What is required. Pictures aside, repeat every entry exactly.

Some records
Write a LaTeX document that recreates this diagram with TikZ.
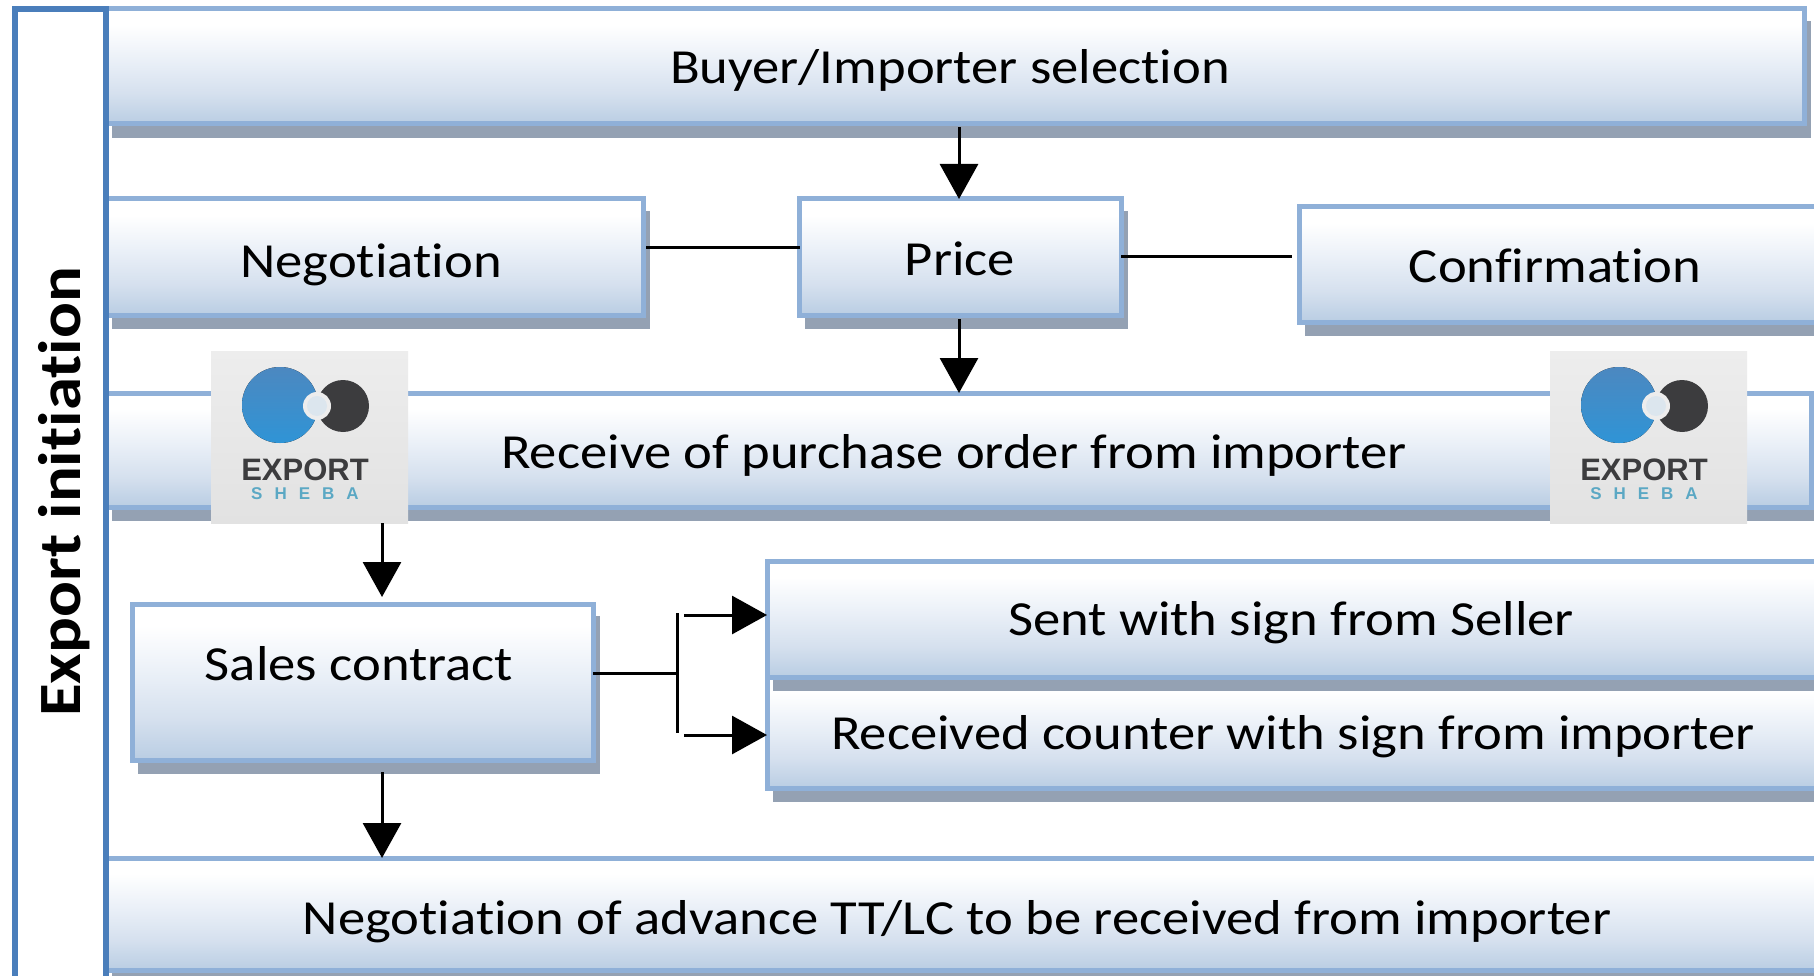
\documentclass[tikz,border=0pt]{standalone}
\usepackage{fontspec}
\setmainfont{Carlito}[Ligatures=NoCommon,FakeStretch=1.115]
\newfontfamily\logofont{Liberation Sans}
\usetikzlibrary{arrows.meta}
\definecolor{boxline}{HTML}{8FB0D8}
\definecolor{boxend}{HTML}{B9CDE3}
\definecolor{boxmid}{HTML}{E9EFF7}
\definecolor{boxlow}{HTML}{D5E0EE}
\definecolor{shadowc}{HTML}{94A1B3}
\definecolor{panel}{HTML}{4A7EBB}
\definecolor{logobg}{HTML}{EDEDED}
\definecolor{logolow}{HTML}{E2E2E2}
\definecolor{logoblue}{HTML}{3D8FCB}
\definecolor{logobluetop}{HTML}{4C88C0}
\definecolor{logobluelow}{HTML}{2F94D6}
\definecolor{logodark}{HTML}{3C3C3E}
\definecolor{logoteal}{HTML}{5BA8C4}
\definecolor{logohole}{HTML}{DCE6EE}
\pgfdeclareverticalshading{boxshade}{100bp}{color(0bp)=(boxend); color(25bp)=(boxend); color(38bp)=(boxlow); color(52bp)=(boxmid); color(68bp)=(white); color(100bp)=(white)}
\tikzset{
  flowbox/.style={draw=boxline,line width=5pt,shading=boxshade,outer sep=0pt,inner sep=0pt},
  link/.style={draw=black,line width=3pt},
  flow/.style={link,-{Triangle[length=35pt,width=38pt]}},
  lbl/.style={font=\fontsize{49}{52}\selectfont,inner sep=0pt,anchor=base},
}
\newcommand{\flowrect}[5]{% name, x0, y0, x1, y1
  \fill[shadowc] (#2+6,#3+12) rectangle (#4+7,#5+14);
  \node[flowbox,minimum width=#4-#2,minimum height=#5-#3] (#1) at ({(#2+#4)/2},{(#3+#5)/2}) {};
}
\newcommand{\logomark}[2]{% name, x shift
  \begin{scope}[xshift=#2pt]
    \node[top color=logobg,bottom color=logolow,minimum width=197pt,minimum height=172pt,inner sep=0pt,outer sep=0pt] (#1) at (309.5,437) {};
    \fill[top color=logobluetop,bottom color=logobluelow] (280,405) circle (38);
    \fill[logodark] (343,406) circle (26);
    \fill[logobg] (317,406) circle (14);
    \fill[logohole] (317,406) circle (10);
    \node[font=\logofont\bfseries\fontsize{31}{31}\selectfont,text=logodark,inner sep=0pt] (#1t) at (305,470) {EXPORT};
    \node[font=\logofont\bfseries\fontsize{17}{17}\selectfont,text=logoteal,inner sep=0pt] (#1s) at (305,494) {S\hspace{12pt}H\hspace{12pt}E\hspace{12pt}B\hspace{12pt}A};
  \end{scope}
}
\begin{document}
\begin{tikzpicture}[x=1pt,y=-1pt]
\useasboundingbox (0,0) rectangle (1814,976);
\fill[white] (0,0) rectangle (1814,976);
% left panel
\node[draw=panel,line width=6pt,fill=white,minimum width=91pt,minimum height=1000pt,inner sep=0pt,outer sep=0pt,anchor=north west] (panel) at (15,9) {};
\node[rotate=90,font=\bfseries\fontsize{60}{62}\selectfont,inner sep=0pt] (paneltext) at (64,492) {Export initiation};
% boxes
\flowrect{buyer}{106}{9}{1804}{124}
\flowrect{neg}{106}{199}{643}{315}
\flowrect{price}{799}{199}{1121}{315}
\flowrect{conf}{1299}{207}{1840}{322}
\flowrect{order}{106}{393}{1811}{507}
\flowrect{sales}{132}{604}{593}{760}
\flowrect{recv}{767}{677}{1840}{788}
\flowrect{sent}{767}{561}{1840}{677}
\flowrect{adv}{106}{858}{1840}{970}
% panel edges on top
\draw[panel,line width=6pt] (panel.north west) -- (panel.north east) -- (panel.south east);
\draw[panel,line width=6pt] (panel.north west) -- (panel.south west);
% texts
\node[lbl] (t1) at (950,84) {Buyer/Importer selection};
\node[lbl] (t2) at (371,277) {Negotiation};
\node[lbl] (t3) at (960,276) {Price};
\node[lbl] (t4) at (1555,283) {Confirmation};
\node[lbl] (t5) at (954,468) {Receive of purchase order from importer};
\node[lbl] (t6) at (359,680) {Sales contract};
\node[lbl] (t7) at (1291,635) {Sent with sign from Seller};
\node[lbl] (t8) at (1293,749) {Received counter with sign from importer};
\node[lbl] (t9) at (957,934) {Negotiation of advance TT/LC to be received from importer};
% logos
\logomark{logoa}{0}
\logomark{logob}{1339}
% connectors
\coordinate (a1) at (959,127);
\draw[flow] (a1) -- (a1 |- price.north);
\draw[link,shorten <=3pt,shorten >=-1pt] ([yshift=9pt]neg.east) -- ([yshift=9pt]price.west);
\draw[link,shorten >=7pt] (price.east) -- (price.east -| conf.west);
\coordinate (a2) at (959,319);
\draw[flow] (a2) -- (a2 |- order.north);
\coordinate (a3) at (382,523);
\draw[flow,shorten >=7pt] (a3) -- (a3 |- sales.north);
\coordinate (a4) at (382,772);
\draw[flow] (a4) -- (a4 |- adv.north);
\coordinate (j) at (677,673);
\coordinate (ja) at (677,613);
\coordinate (jb) at (677,733);
\coordinate (s1) at (684,615);
\coordinate (s2) at (684,735);
\draw[link] (sales.east |- j) -- (j);
\draw[link] (ja) -- (jb);
\draw[flow] (s1) -- (s1 -| sent.west);
\draw[flow] (s2) -- (s2 -| recv.west);
\end{tikzpicture}
\end{document}
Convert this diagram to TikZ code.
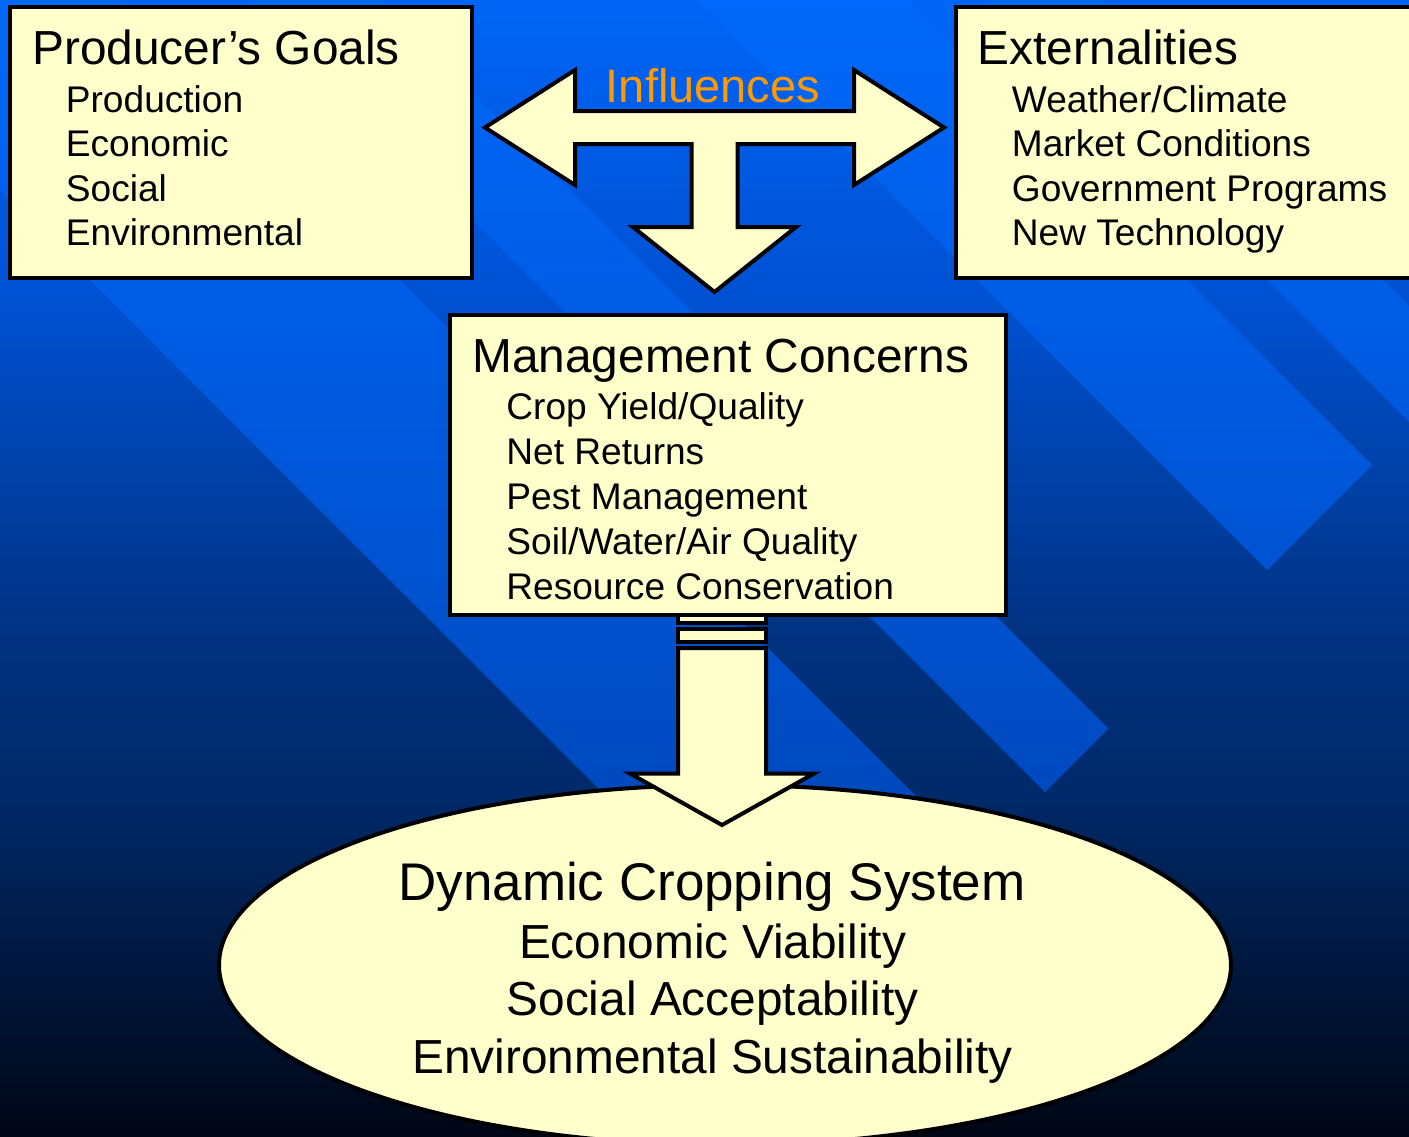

Result.
Write a LaTeX document that recreates this diagram with TikZ.
\documentclass[tikz,border=0pt]{standalone}
\usepackage{fontspec}
\setmainfont{Carlito}[Ligatures=NoCommon,FakeStretch=1.115]
\newfontfamily\logofont{Liberation Sans}
\usetikzlibrary{arrows.meta}
\definecolor{boxline}{HTML}{8FB0D8}
\definecolor{boxend}{HTML}{B9CDE3}
\definecolor{boxmid}{HTML}{E9EFF7}
\definecolor{boxlow}{HTML}{D5E0EE}
\definecolor{shadowc}{HTML}{94A1B3}
\definecolor{panel}{HTML}{4A7EBB}
\definecolor{logobg}{HTML}{EDEDED}
\definecolor{logolow}{HTML}{E2E2E2}
\definecolor{logoblue}{HTML}{3D8FCB}
\definecolor{logobluetop}{HTML}{4C88C0}
\definecolor{logobluelow}{HTML}{2F94D6}
\definecolor{logodark}{HTML}{3C3C3E}
\definecolor{logoteal}{HTML}{5BA8C4}
\definecolor{logohole}{HTML}{DCE6EE}
\pgfdeclareverticalshading{boxshade}{100bp}{color(0bp)=(boxend); color(25bp)=(boxend); color(38bp)=(boxlow); color(52bp)=(boxmid); color(68bp)=(white); color(100bp)=(white)}
\tikzset{
  flowbox/.style={draw=boxline,line width=5pt,shading=boxshade,outer sep=0pt,inner sep=0pt},
  link/.style={draw=black,line width=3pt},
  flow/.style={link,-{Triangle[length=35pt,width=38pt]}},
  lbl/.style={font=\fontsize{49}{52}\selectfont,inner sep=0pt,anchor=base},
}
\newcommand{\flowrect}[5]{% name, x0, y0, x1, y1
  \fill[shadowc] (#2+6,#3+12) rectangle (#4+7,#5+14);
  \node[flowbox,minimum width=#4-#2,minimum height=#5-#3] (#1) at ({(#2+#4)/2},{(#3+#5)/2}) {};
}
\newcommand{\logomark}[2]{% name, x shift
  \begin{scope}[xshift=#2pt]
    \node[top color=logobg,bottom color=logolow,minimum width=197pt,minimum height=172pt,inner sep=0pt,outer sep=0pt] (#1) at (309.5,437) {};
    \fill[top color=logobluetop,bottom color=logobluelow] (280,405) circle (38);
    \fill[logodark] (343,406) circle (26);
    \fill[logobg] (317,406) circle (14);
    \fill[logohole] (317,406) circle (10);
    \node[font=\logofont\bfseries\fontsize{31}{31}\selectfont,text=logodark,inner sep=0pt] (#1t) at (305,470) {EXPORT};
    \node[font=\logofont\bfseries\fontsize{17}{17}\selectfont,text=logoteal,inner sep=0pt] (#1s) at (305,494) {S\hspace{12pt}H\hspace{12pt}E\hspace{12pt}B\hspace{12pt}A};
  \end{scope}
}
\begin{document}
\begin{tikzpicture}[x=1pt,y=-1pt]
\useasboundingbox (0,0) rectangle (1814,976);
\fill[white] (0,0) rectangle (1814,976);
% left panel
\node[draw=panel,line width=6pt,fill=white,minimum width=91pt,minimum height=1000pt,inner sep=0pt,outer sep=0pt,anchor=north west] (panel) at (15,9) {};
\node[rotate=90,font=\bfseries\fontsize{60}{62}\selectfont,inner sep=0pt] (paneltext) at (64,492) {Export initiation};
% boxes
\flowrect{buyer}{106}{9}{1804}{124}
\flowrect{neg}{106}{199}{643}{315}
\flowrect{price}{799}{199}{1121}{315}
\flowrect{conf}{1299}{207}{1840}{322}
\flowrect{order}{106}{393}{1811}{507}
\flowrect{sales}{132}{604}{593}{760}
\flowrect{recv}{767}{677}{1840}{788}
\flowrect{sent}{767}{561}{1840}{677}
\flowrect{adv}{106}{858}{1840}{970}
% panel edges on top
\draw[panel,line width=6pt] (panel.north west) -- (panel.north east) -- (panel.south east);
\draw[panel,line width=6pt] (panel.north west) -- (panel.south west);
% texts
\node[lbl] (t1) at (950,84) {Buyer/Importer selection};
\node[lbl] (t2) at (371,277) {Negotiation};
\node[lbl] (t3) at (960,276) {Price};
\node[lbl] (t4) at (1555,283) {Confirmation};
\node[lbl] (t5) at (954,468) {Receive of purchase order from importer};
\node[lbl] (t6) at (359,680) {Sales contract};
\node[lbl] (t7) at (1291,635) {Sent with sign from Seller};
\node[lbl] (t8) at (1293,749) {Received counter with sign from importer};
\node[lbl] (t9) at (957,934) {Negotiation of advance TT/LC to be received from importer};
% logos
\logomark{logoa}{0}
\logomark{logob}{1339}
% connectors
\coordinate (a1) at (959,127);
\draw[flow] (a1) -- (a1 |- price.north);
\draw[link,shorten <=3pt,shorten >=-1pt] ([yshift=9pt]neg.east) -- ([yshift=9pt]price.west);
\draw[link,shorten >=7pt] (price.east) -- (price.east -| conf.west);
\coordinate (a2) at (959,319);
\draw[flow] (a2) -- (a2 |- order.north);
\coordinate (a3) at (382,523);
\draw[flow,shorten >=7pt] (a3) -- (a3 |- sales.north);
\coordinate (a4) at (382,772);
\draw[flow] (a4) -- (a4 |- adv.north);
\coordinate (j) at (677,673);
\coordinate (ja) at (677,613);
\coordinate (jb) at (677,733);
\coordinate (s1) at (684,615);
\coordinate (s2) at (684,735);
\draw[link] (sales.east |- j) -- (j);
\draw[link] (ja) -- (jb);
\draw[flow] (s1) -- (s1 -| sent.west);
\draw[flow] (s2) -- (s2 -| recv.west);
\end{tikzpicture}
\end{document}
Convert this diagram to TikZ code.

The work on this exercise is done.